In her cool, elegant prose, Robinson gracefully delivers a plot that is complex, surprising and ultimately wrenching in its impact. As the strands of family are woven tightly and inevitably together, and as the past painfully informs the present, the vivid backdrop of the physical world provides its own eloquent dynamic. Sweetwater is a stunning achievement by a writer at the peak of her craft.
"[Robinson] broadens her canvas to introduce larger social issues....Readers may feel that Robinson wraps things up too neatly, but the novel succeeds as a moving study of a woman's emergence from a suffocating life." Publishers Weekly (Starred Review)
"Roxana Robinson's third novel and sixth book is ambitious, intelligent and gracefully written, none of which will surprise admirers of her work.
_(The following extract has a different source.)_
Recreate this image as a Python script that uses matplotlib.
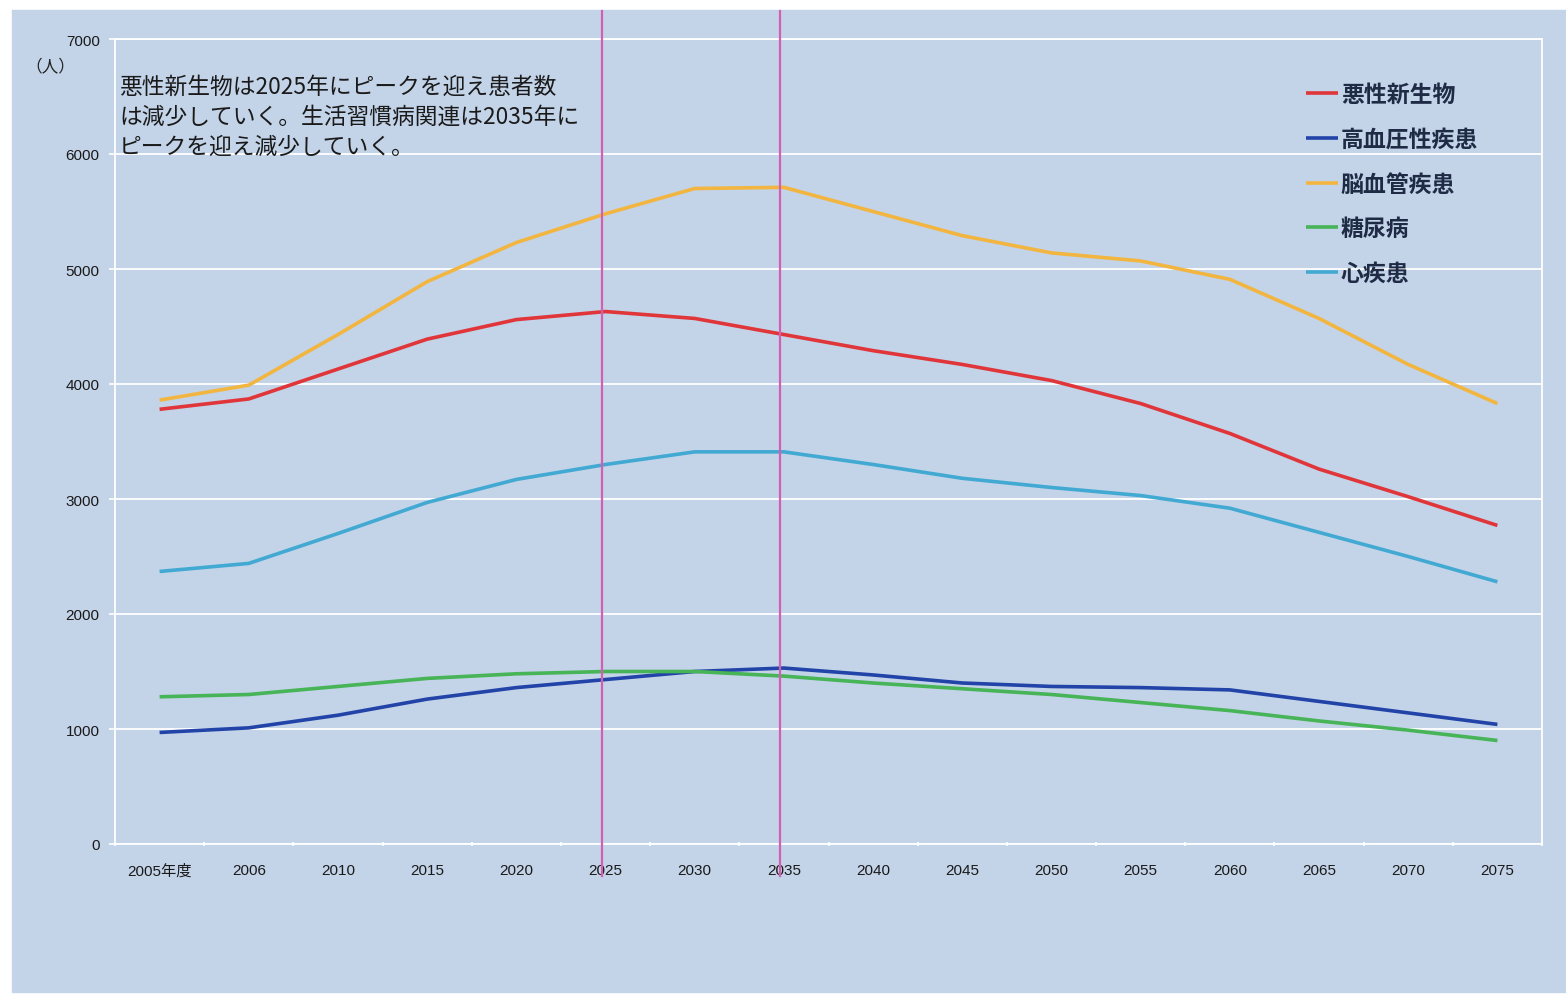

She is one of our best writers, albeit not one of the best known." Jonathan Yardley, The Washington Post
"[An] emotionally bloodless work.....Robinson takes no risks as a writer...and as a result her writing seems as constipated as her characters. A chilly, desolate work, as painful to read as diving into a frigid lake." Kirkus Reviews
"Reading Sweetwater...is a lot like watching an Olympic diver....We watch, our breath held, anticipating little errors because we've seen just how difficult such feats are to execute flawlessly." Bernadette Murphy, The Los Angeles Times
"The risks taken here don't all pay off, but Robinson writes big solid scenes, bubbling with tension, that hold the reader's interest....Sweetwater poses complex questions; Robinson has expanded her range by asking them." Alice Elliott Dark, The New York Times Book Review
"Robinson interweaves scenes of Isobel's present and previous marriages to create a rich and complex fabric of human relationships. Her characters are realistic, her story is compelling, and the resolution sudden and welcome." Library Journal
"Sweetwater is a repository for all of Roxana Robinson's writerly gifts, most notably her keen eye for the details that make up the veneer of social and familial life and her awareness of the darker psychic rivers that run below that surface. She is a master at moving from the art of description to the work of excavating the truths about ourselves." Billy Collins, Poet Laureate of the United States and author of Nine Horses
"There is such quiet power in this fateful novel, present from the start and gathering to its culmination: a story of loss and remarriage, and of the harm done to, and by, vulnerable men and women. This is cool, intrepid writing, not a word wasted, creating a human tension that reflects our endangered world." Shirley Hazzard, author of The Great Fire
About the Author
Roxana Robinson is the author of two previous novels, a biography of Georgia O'Keeffe and two short-story collections. She has received fellowships from the Guggenheim Foundation, the National Endowment for the Arts and the MacDowell Colony. Robinson's fiction has appeared in Best American Short Stories, The Atlantic, The New Yorker, Harper's, and Vogue. She lives in New York City and Westchester County, New York.